The "ain't it awful" calls became less about football, more about family and friends and their lives. Then, last July, came the day when "ain't it awful" was literally about life and death.
When Steele moved to Alabama in 2007, his parents decided to follow. His mother had inherited a farm in Alabama about 13 miles from Tuscaloosa, and so after 30 years in Dillon, they moved to the farm to stay.
"My dad was at practice, I saw him all the time," Steele said. "There were two people I talked to every day: John Chavis and my dad."
Then, last summer, his father contracted an infection that swiftly turned septic. On a Sunday, the Steeles attended church; a day later, the elder Steele was in a hospital.
Even then, his son did not realize how ill he was. "That was his way," Steele said. "He was a Marine - I shouldn't say 'was', you're a Marine forever.
"He was lying there, talking to me at noon. At 3 p.m., he was gone."
Steele walked out of the emergency room, he said, in a state of shock. He called his wife, Linda, and then he called Chavis.
Both men remember that moment.
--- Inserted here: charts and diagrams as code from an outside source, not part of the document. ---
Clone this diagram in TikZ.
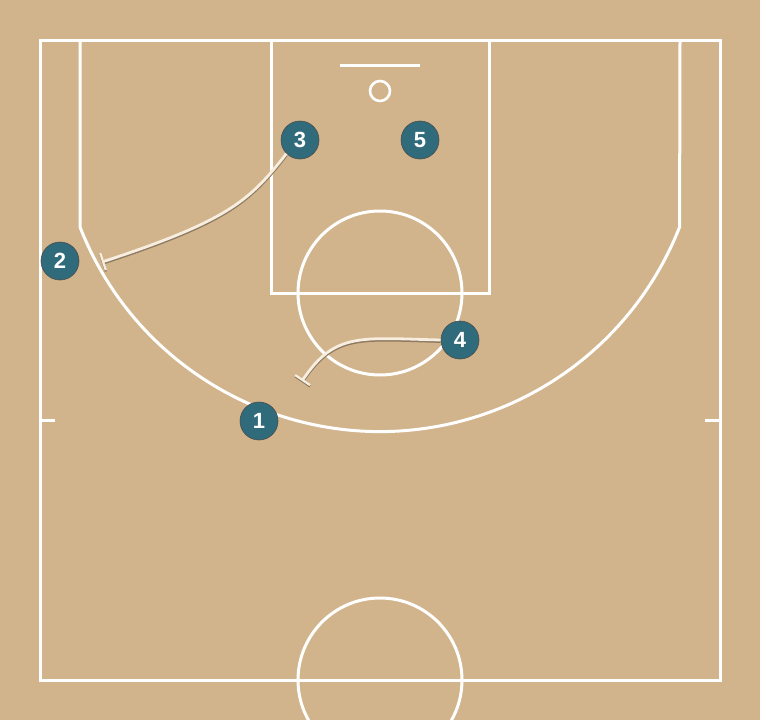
\documentclass[tikz,border=0pt]{standalone}
\usepackage{fontspec}
\setsansfont{Liberation Sans}
\usetikzlibrary{arrows.meta}

\definecolor{floor}{HTML}{D2B48C}
\definecolor{teal}{HTML}{2F6B7B}
\definecolor{cream}{HTML}{F7EEDF}
\definecolor{shade}{HTML}{8E7A62}

\tikzset{
  court/.style={draw=white, line width=3pt},
  player/.style={circle, fill=teal, draw=black!70, line width=0.6pt,
    minimum size=38pt, inner sep=0pt, text=white,
    font=\sffamily\bfseries\fontsize{22}{22}\selectfont},
  screen/.style={draw=cream, line width=2.8pt, -{Bar[width=18pt,line width=2.2pt]},
    preaction={draw=shade, line width=3.2pt, transform canvas={yshift=-1.3pt}, -{Bar[width=18pt,line width=2.2pt]}}}
}

\begin{document}
\begin{tikzpicture}[x=1pt, y=-1pt]
  \useasboundingbox (0,0) rectangle (760,720);
  \fill[floor] (0,0) rectangle (760,720);

  % court lines
  \begin{scope}
    \clip (0,0) rectangle (760,720);
    \draw[court] (40,40) rectangle (720,680);
    \draw[court] (271,40) rectangle (489,293);
    \draw[court] (380,293) circle[radius=82];
    \draw[court] (380,680) circle[radius=82];
    \draw[court] (80,40) -- (80,227)
      arc[start angle=201.4, end angle=338.6, x radius=322, y radius=-322] -- (680,40);
    \draw[court] (340,65) -- (420,65);
    \draw[court, line width=2.6pt] (380,91) circle[radius=10];
    \draw[court] (40,420) -- (55,420);
    \draw[court] (705,420) -- (720,420);
  \end{scope}

  % players
  \node[player] (p1) at (259,421) {1};
  \node[player] (p2) at (60,261) {2};
  \node[player] (p3) at (300,140) {3};
  \node[player] (p4) at (460,340) {4};
  \node[player] (p5) at (420,140) {5};

  % screens
  \coordinate (s3) at (102,262);
  \coordinate (s4) at (302,381);
  \draw[screen] (p3.225) .. controls (250,200) and (230,220) .. (s3);
  \draw[screen] (p4.west) .. controls (360,338) and (335,332) .. (s4);
\end{tikzpicture}
\end{document}
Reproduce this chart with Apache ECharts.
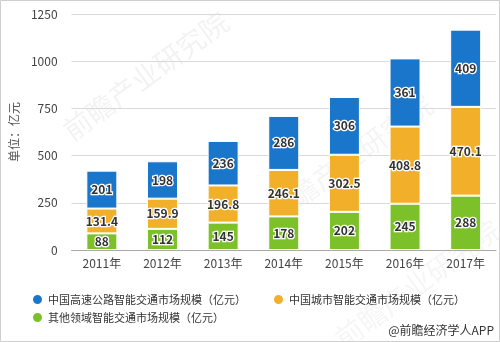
<!DOCTYPE html>
<html>
<head>
<meta charset="utf-8">
<script src="https://cdn.jsdelivr.net/npm/echarts@6/dist/echarts.min.js"></script>
<style>
  html, body { margin: 0; padding: 0; background: #fff; }
  #chart { width: 500px; height: 342px; }
</style>
</head>
<body>
<div id="chart"></div>
<script>
// Years on the category axis
const years = ['2011年', '2012年', '2013年', '2014年', '2015年', '2016年', '2017年'];

// Market size by segment, 亿元
const highwayValues = [201, 198, 236, 286, 306, 361, 409];
const cityValues = [131.4, 159.9, 196.8, 246.1, 302.5, 408.8, 470.1];
const otherValues = [88, 112, 145, 178, 202, 245, 288];

const seriesNames = [
  '中国高速公路智能交通市场规模（亿元）',
  '中国城市智能交通市场规模（亿元）',
  '其他领域智能交通市场规模（亿元）'
];

const FONT = '"Noto Sans CJK SC", "Noto Sans", sans-serif';

const labelStyle = {
  show: true,
  position: 'inside',
  color: '#333',
  fontFamily: FONT,
  fontSize: 12,
  fontWeight: 'bold',
  textBorderColor: '#fff',
  textBorderWidth: 2.5
};

function barSeries(name, data, color) {
  return {
    name: name,
    type: 'bar',
    stack: 'total',
    barWidth: 31,
    data: data,
    itemStyle: { color: color, borderColor: '#fff', borderWidth: 1 },
    label: labelStyle
  };
}

const legendBase = {
  icon: 'circle',
  itemWidth: 11,
  itemHeight: 11,
  itemGap: 26,
  textStyle: { color: '#333', fontSize: 11, fontFamily: FONT }
};

function watermark(x, y, alpha) {
  return {
    type: 'text',
    z: -1,
    silent: true,
    x: x, y: y,
    rotation: Math.PI / 5,
    style: {
      text: '前瞻产业研究院',
      fill: 'rgba(0,0,0,' + alpha + ')',
      font: '28px ' + FONT
    }
  };
}

const chart = echarts.init(document.getElementById('chart'), null, { renderer: 'canvas' });

chart.setOption({
  backgroundColor: '#fff',
  animation: false,
  textStyle: { fontFamily: FONT },
  grid: { left: 60, right: 4, top: 14, bottom: 92 },
  legend: [
    Object.assign({ data: [seriesNames[0], seriesNames[1]], left: 26, top: 288 }, legendBase),
    Object.assign({ data: [seriesNames[2]], left: 26, top: 306 }, legendBase)
  ],
  xAxis: {
    type: 'category',
    data: years,
    axisLine: { lineStyle: { color: '#aaa' } },
    axisTick: { alignWithLabel: true, length: 4, lineStyle: { color: '#aaa' } },
    axisLabel: { color: '#444', fontSize: 12, fontFamily: FONT, margin: 7 }
  },
  yAxis: {
    type: 'value',
    min: 0,
    max: 1250,
    interval: 250,
    name: '单位：亿元',
    nameLocation: 'middle',
    nameRotate: 90,
    nameGap: 48,
    nameTextStyle: { color: '#555', fontSize: 12, fontFamily: FONT },
    axisLine: { show: false },
    axisTick: { show: false },
    axisLabel: {
      color: '#444', fontSize: 12, fontFamily: FONT, margin: 14,
      formatter: function (v) { return String(v); }
    },
    splitLine: { lineStyle: { color: '#d9d9d9' } }
  },
  graphic: [
    {
      type: 'rect',
      z: 100,
      silent: true,
      shape: { x: 0.5, y: 0.5, width: 499, height: 341 },
      style: { fill: null, stroke: '#cfcfcf', lineWidth: 1 }
    },
    watermark(58, 122, 0.05),
    watermark(262, 205, 0.045),
    watermark(330, 330, 0.04),
    {
      type: 'text',
      right: 6,
      top: 324,
      style: {
        text: '@前瞻经济学人APP',
        fill: '#333',
        font: '12px ' + FONT
      }
    }
  ],
  series: [
    barSeries(seriesNames[2], otherValues, '#7CC12A'),
    barSeries(seriesNames[1], cityValues, '#F2B02A'),
    barSeries(seriesNames[0], highwayValues, '#1A76CB')
  ]
});
</script>
</body>
</html>
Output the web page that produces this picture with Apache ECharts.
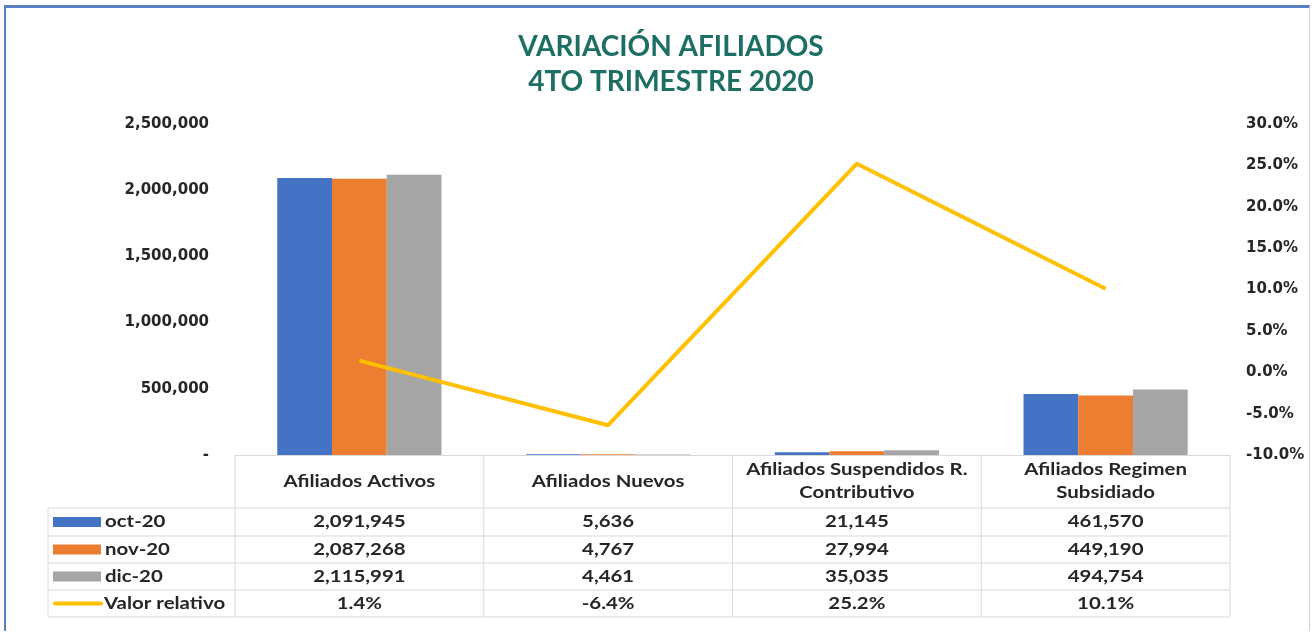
<!DOCTYPE html>
<html>
<head>
<meta charset="utf-8">
<script src="https://cdn.jsdelivr.net/npm/echarts@6/dist/echarts.min.js"></script>
<style>
  html, body { margin: 0; padding: 0; background: #fff; }
  #frame {
    position: absolute; left: 4px; top: 5px; width: 1306px; height: 626px;
    border-left: 2px solid #5b7fc4; border-top: 3px solid #5b7fc4; border-right: 1px solid #c9d3e8;
    box-sizing: border-box;
  }
  #chart { position: absolute; left: 0; top: 0; width: 1315px; height: 635px; }
</style>
</head>
<body>
<div id="frame"></div>
<div id="chart"></div>
<script>
const categories = [
  "Afiliados Activos",
  "Afiliados Nuevos",
  "Afiliados Suspendidos R.\nContributivo",
  "Afiliados Regimen\nSubsidiado",
];
const months = ["oct-20", "nov-20", "dic-20"];
const octValues = [2091945, 5636, 21145, 461570];
const novValues = [2087268, 4767, 27994, 449190];
const dicValues = [2115991, 4461, 35035, 494754];
const relativeValues = [0.014, -0.064, 0.252, 0.101];
const lineName = "Valor relativo";

const colors = ["#4472C4", "#ED7D31", "#A5A5A5"];
const lineColor = "#FFC000";
const font = "Lato, 'Open Sans', sans-serif";
const axisFont = "'DejaVu Sans', sans-serif";

// layout
const gridLeft = 235;
const gridRight = 85;
const gridTop = 124;
const axisY = 455;
const W = 1315;
const catW = (W - gridLeft - gridRight) / categories.length;
const rowLines = [axisY, 508, 536, 563, 590, 617];
const tableLeft = 48;
const border = "#d9d9d9";
const stretch = 1.2;

const fmt = (v) => v.toLocaleString("en-US");
const pct = (v) => (v * 100).toFixed(1) + "%";

const graphic = [];
// header row
for (let i = 0; i < categories.length; i++) {
  graphic.push({
    type: "text",
    x: gridLeft + catW * (i + 0.5),
    y: (rowLines[0] + rowLines[1]) / 2,
    scaleX: stretch,
    style: {
      text: categories[i],
      font: "bold 17px " + font,
      fill: "#262626",
      align: "center",
      verticalAlign: "middle",
      lineHeight: 23,
    },
  });
}
// vertical lines
for (let i = 0; i <= categories.length; i++) {
  graphic.push({
    type: "line",
    shape: { x1: gridLeft + catW * i, y1: axisY, x2: gridLeft + catW * i, y2: rowLines[5] },
    style: { stroke: border, lineWidth: 1 },
  });
}
graphic.push({
  type: "line",
  shape: { x1: tableLeft, y1: rowLines[1], x2: tableLeft, y2: rowLines[5] },
  style: { stroke: border, lineWidth: 1 },
});
// horizontal lines
for (let r = 1; r < rowLines.length; r++) {
  graphic.push({
    type: "line",
    shape: { x1: tableLeft, y1: rowLines[r], x2: W - gridRight, y2: rowLines[r] },
    style: { stroke: border, lineWidth: 1 },
  });
}
// data rows
const rows = [
  { name: months[0], vals: octValues.map(fmt), color: colors[0] },
  { name: months[1], vals: novValues.map(fmt), color: colors[1] },
  { name: months[2], vals: dicValues.map(fmt), color: colors[2] },
  { name: lineName, vals: relativeValues.map(pct), color: lineColor, line: true },
];
rows.forEach((row, r) => {
  const cy = (rowLines[r + 1] + rowLines[r + 2]) / 2;
  if (row.line) {
    graphic.push({
      type: "line",
      shape: { x1: 55, y1: cy, x2: 101, y2: cy },
      style: { stroke: row.color, lineWidth: 4, lineCap: "round" },
    });
  } else {
    graphic.push({
      type: "rect",
      shape: { x: 53, y: cy - 5, width: 48, height: 10 },
      style: { fill: row.color },
    });
  }
  graphic.push({
    type: "text",
    x: row.line ? 104 : 105,
    y: cy,
    scaleX: stretch,
    style: { text: row.name, font: "bold 17px " + font, fill: "#262626", verticalAlign: "middle" },
  });
  row.vals.forEach((t, i) => {
    graphic.push({
      type: "text",
      x: gridLeft + catW * (i + 0.5),
      y: cy,
      scaleX: stretch,
      style: { text: t, font: "bold 17px " + font, fill: "#262626", align: "center", verticalAlign: "middle" },
    });
  });
});

const chart = echarts.init(document.getElementById("chart"), null, { renderer: "canvas" });
const option = {
  animation: false,
  title: {
    text: "VARIACIÓN AFILIADOS\n4TO TRIMESTRE 2020",
    left: 666,
    textAlign: "center",
    top: 24,
    textStyle: {
      fontFamily: font,
      fontSize: 28,
      fontWeight: "bold",
      color: "#1d6f63",
      lineHeight: 35,
    },
  },
  grid: { left: gridLeft, right: gridRight, top: gridTop, bottom: 635 - axisY },
  xAxis: {
    type: "category",
    data: categories,
    axisLabel: { show: false },
    axisTick: { show: false },
    axisLine: { lineStyle: { color: border } },
  },
  yAxis: [
    {
      type: "value",
      min: 0,
      max: 2500000,
      interval: 500000,
      splitLine: { show: false },
      axisLine: { show: false },
      axisLabel: {
        margin: 26,
        fontFamily: axisFont,
        fontSize: 15,
        fontWeight: "bold",
        color: "#262626",
        formatter: (v) => (v === 0 ? "-" : fmt(v)),
      },
    },
    {
      type: "value",
      min: -0.1,
      max: 0.3,
      interval: 0.05,
      splitLine: { show: false },
      axisLine: { show: false },
      axisLabel: {
        margin: 16,
        fontFamily: axisFont,
        fontSize: 15,
        fontWeight: "bold",
        color: "#262626",
        formatter: (v) => pct(v),
      },
    },
  ],
  series: [
    { name: months[0], type: "bar", data: octValues, itemStyle: { color: colors[0] }, barGap: "0%", barCategoryGap: "34%" },
    { name: months[1], type: "bar", data: novValues, itemStyle: { color: colors[1] } },
    { name: months[2], type: "bar", data: dicValues, itemStyle: { color: colors[2] } },
    {
      name: lineName,
      type: "line",
      yAxisIndex: 1,
      data: relativeValues,
      symbol: "none",
      lineStyle: { color: lineColor, width: 4 },
      z: 5,
    },
  ],
  graphic: graphic,
};
chart.setOption(option);
</script>
</body>
</html>
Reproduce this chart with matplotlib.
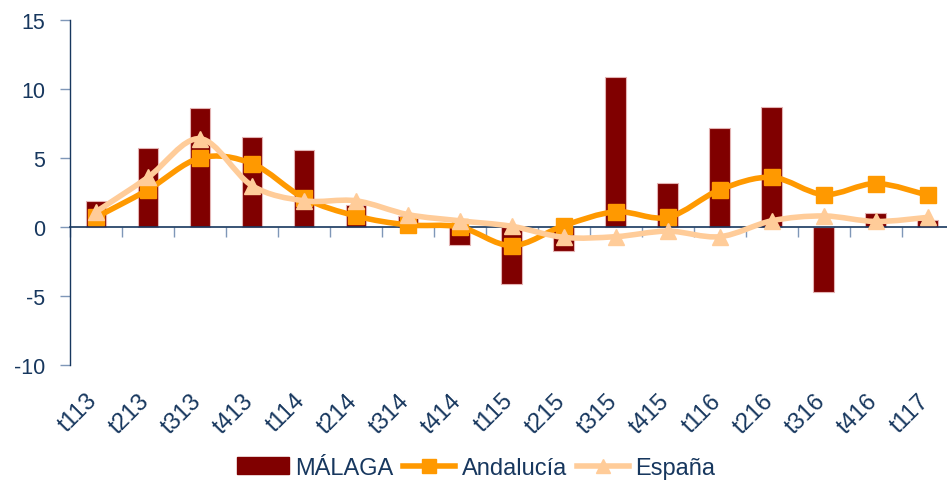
import numpy as np
import matplotlib
matplotlib.use("Agg")
import matplotlib.pyplot as plt
from matplotlib.path import Path
from matplotlib.patches import PathPatch, Patch
from matplotlib.lines import Line2D

# Quarterly rates of change (%)
periods = ["t113", "t213", "t313", "t413", "t114", "t214", "t314", "t414",
           "t115", "t215", "t315", "t415", "t116", "t216", "t316", "t416", "t117"]
malaga = [1.9, 5.75, 8.6, 6.55, 5.6, 1.6, 0.8, -1.3,
          -4.1, -1.75, 10.9, 3.2, 7.2, 8.7, -4.7, 1.0, 0.5]
andalucia = [0.7, 2.7, 5.0, 4.6, 2.1, 0.8, 0.15, 0.0,
             -1.35, 0.1, 1.1, 0.7, 2.7, 3.6, 2.35, 3.15, 2.3]
espana = [1.1, 3.6, 6.4, 3.0, 1.9, 1.9, 0.9, 0.45,
          0.05, -0.75, -0.7, -0.3, -0.7, 0.45, 0.8, 0.4, 0.7]

yticks = [-10, -5, 0, 5, 10, 15]

TEXT = "#17375E"
TICK = "#7F97B8"
BAR = "#800000"
AND_C = "#FF9900"
ESP_C = "#FFCC99"

plt.rcParams["font.family"] = ["Liberation Sans", "DejaVu Sans"]

fig = plt.figure(figsize=(9.47, 4.81), dpi=100)
ax = fig.add_axes([70 / 947, 1 - 366 / 481, 877 / 947, 345 / 481])

x = np.arange(len(periods))


def smooth_path(xs, ys):
    """Cubic Bezier path through the points (Catmull-Rom style smoothing)."""
    pts = np.column_stack([xs, ys]).astype(float)
    n = len(pts)
    verts = [pts[0]]
    codes = [Path.MOVETO]
    for i in range(n - 1):
        p0 = pts[i - 1] if i > 0 else pts[i]
        p1 = pts[i]
        p2 = pts[i + 1]
        p3 = pts[i + 2] if i + 2 < n else pts[i + 1]
        c1 = p1 + (p2 - p0) / 6.0
        c2 = p2 - (p3 - p1) / 6.0
        verts += [c1, c2, p2]
        codes += [Path.CURVE4] * 3
    return Path(verts, codes)


ax.bar(x, malaga, width=0.4, color=BAR, edgecolor="#E3B3B3", linewidth=0.8, zorder=2)

for vals, col, mk, ms, z in [(andalucia, AND_C, "s", 11.5, 3), (espana, ESP_C, "^", 12, 4)]:
    patch = PathPatch(smooth_path(x, vals), facecolor="none", edgecolor=col,
                      linewidth=4.0, capstyle="round", joinstyle="round", zorder=z)
    ax.add_patch(patch)
    ax.plot(x, vals, linestyle="none", marker=mk, markersize=ms, color=col,
            markeredgecolor=col, zorder=z + 0.5)

ax.set_xlim(-0.5, 16.37)
ax.set_ylim(-10, 15)

# Axes styling
for s in ["top", "right"]:
    ax.spines[s].set_visible(False)
ax.spines["left"].set_color(TEXT)
ax.spines["left"].set_linewidth(1.0)
ax.spines["bottom"].set_position(("data", 0))
ax.spines["bottom"].set_color(TEXT)
ax.spines["bottom"].set_linewidth(1.2)

ax.set_yticks(yticks)
ax.set_yticklabels([str(v) for v in yticks])
ax.tick_params(axis="y", direction="out", length=7, width=1, color=TICK,
               labelsize=15.5, labelcolor=TEXT, pad=11)

ax.set_xticks(np.arange(-0.5, 16.5, 1.0))
ax.tick_params(axis="x", direction="out", length=7, width=1, color=TICK,
               labelbottom=False)

for xi, lab in zip(x, periods):
    ax.text(xi - 0.19, -11.75, lab, rotation=45, ha="right", va="top",
            rotation_mode="anchor", fontsize=17, color=TEXT,
            transform=ax.transData, clip_on=False)

handles = [
    Patch(facecolor=BAR, edgecolor=BAR),
    Line2D([0], [0], color=AND_C, linewidth=4.0, marker="s", markersize=10),
    Line2D([0], [0], color=ESP_C, linewidth=4.0, marker="^", markersize=10),
]
fig.legend(handles, ["MÁLAGA", "Andalucía", "España"], loc="center",
           bbox_to_anchor=(476 / 947, 1 - 469 / 481), ncol=3, frameon=False,
           fontsize=17, labelcolor=TEXT, handlelength=2.2, handleheight=0.7,
           handletextpad=0.26, columnspacing=0.44, borderaxespad=0)

fig.savefig("out.png", dpi=100)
Chavis, en route from Knoxville to Dillon, was near the intersection of I-20 and I-95. He pulled off the highway to take his friend's call.
He listened, his heart breaking for his friend, and said "I'm on my way - right now."
"It had been 10 minutes (since his father's death), and I knew what that was like," said Chavis, who was comforted by Steele when Chavis' parents died in the mid-1990s. "My wife (Diane) sat listening to the conversation - I was getting ready to take her on vacation - and when I hung up, she said, 'You've got to go back.'"
Chavis did; turned his car around right there and drove to Knoxville, picked up a change of clothes and then drove to the hospital.
Steele said he will never forget his friend's arrival.
"I tell you this," he said, his voice husky. "When my wife walked through the hospital door, I didn't shed a tear; when my son and daughter walked in, the same. But when John got out of his car, I had to walk away with him.
"To be honest, that was the ice-breaker, the point where I dealt with it. I didn't deal with it until John and I were together."
That's what friends - no, more than friends; brothers - do.
Life goes on; coaches keep on moving, chasing jobs, dreams, hopes. But as long as they have cell phones, Steele and Chavis will be able to share it all.
Sometime in the future, they say, they won't even need the phones.
"We say we're going to retire, go back to the Pee Dee and volunteer at some high school," Steele said. "We'll be the defensive staff: He'll take the front (seven), I'll take the secondary, and we'll just kind of (do it)."
Chavis laughed when told Steele's words. "We're not kidding around about it," he said. "We might be able to do it someday at a place like we are now, but if not, maybe a small school or even high school ball."
Hayes would love to see both of them back in Dillon, offering a new generation the benefit of their own backgrounds, their knowledge of football and the theme that runs through both.
"Those guys have never forgotten where they came from," Hayes said. "They always come back, say 'what can we do to help?' Their roots are still in Dillon."
And on any given Saturday, each knows whatever happens in their respective games, someone who knows and understands what it's like is never more than a phone call away.